No entanto, mesmo dentro deste regime teológico de captura, há espaço para linhas de fuga. As experiências místicas e as práticas reformistas dentro das tradições religiosas frequentemente rompem com a normatividade dogmática, abrindo novas possibilidades de interpretação e subjetivação. A Reforma Protestante e a Teologia da Libertação, por exemplo, podem ser vistas como movimentos que, ao reapropriarem o discurso teológico, introduzem novas linhas de fuga que desafiam as estruturas de poder dentro das instituições religiosas. No entanto, como Deleuze e Guattari apontam, essas linhas de fuga também correm o risco de reterritorialização, sendo eventualmente absorvidas pelas mesmas instituições que inicialmente tentavam subverter.

Essa dialética entre fuga e captura, criação e controle, revela a complexidade do projeto de Mil Platôs. Embora Deleuze e Guattari ofereçam uma crítica radical às estruturas de poder e ao capitalismo, a crítica de Žižek levanta questões importantes sobre os limites dessa abordagem. O capitalismo, com sua capacidade de absorver a diferença e mercantilizar a multiplicidade, representa um desafio fundamental para qualquer projeto que busque a emancipação através da fluidez e da desterritorialização. Žižek insiste que, para que haja uma verdadeira emancipação, é necessário confrontar diretamente as contradições centrais do sistema, especialmente a luta de classes, que permanece como o antagonismo fundamental do capitalismo.
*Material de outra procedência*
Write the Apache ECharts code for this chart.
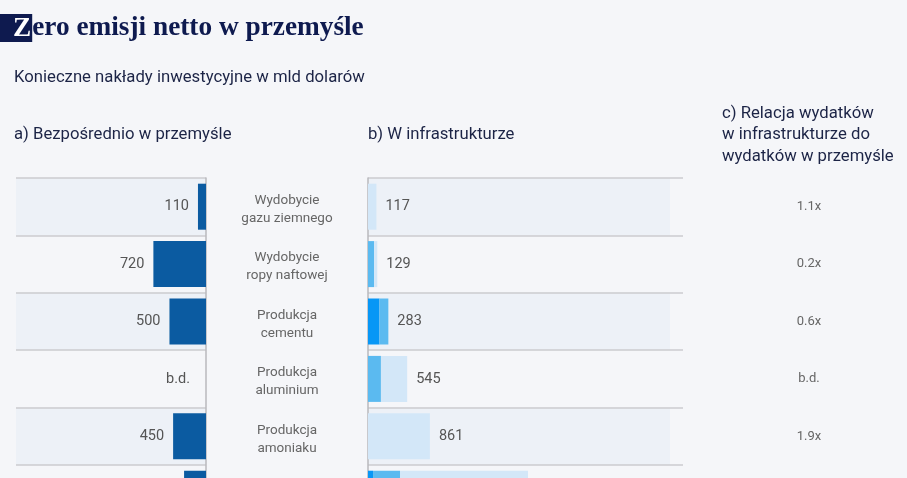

Através dessa crítica, torna-se evidente que a robustez do projeto deleuzo-guattariano depende de sua capacidade de lidar com a reterritorialização e a captura das linhas de fuga, bem como da forma como articula sua crítica ao capitalismo em termos de antagonismos materiais. Embora a filosofia rizomática ofereça uma visão inovadora sobre a multiplicidade e a criação de subjetividades, a crítica de Žižek desafia essa visão a partir de uma perspectiva materialista mais dialética, questionando se a fluidez desejante pode realmente escapar das dinâmicas de controle do capitalismo contemporâneo.


Referências
Deleuze, G.; Guattari, F. Mil platôs: capitalismo e esquizofrenia. São Paulo: Editora 34, 1995.
Žižek, S. Em defesa das causas perdidas. São Paulo: Boitempo, 2011.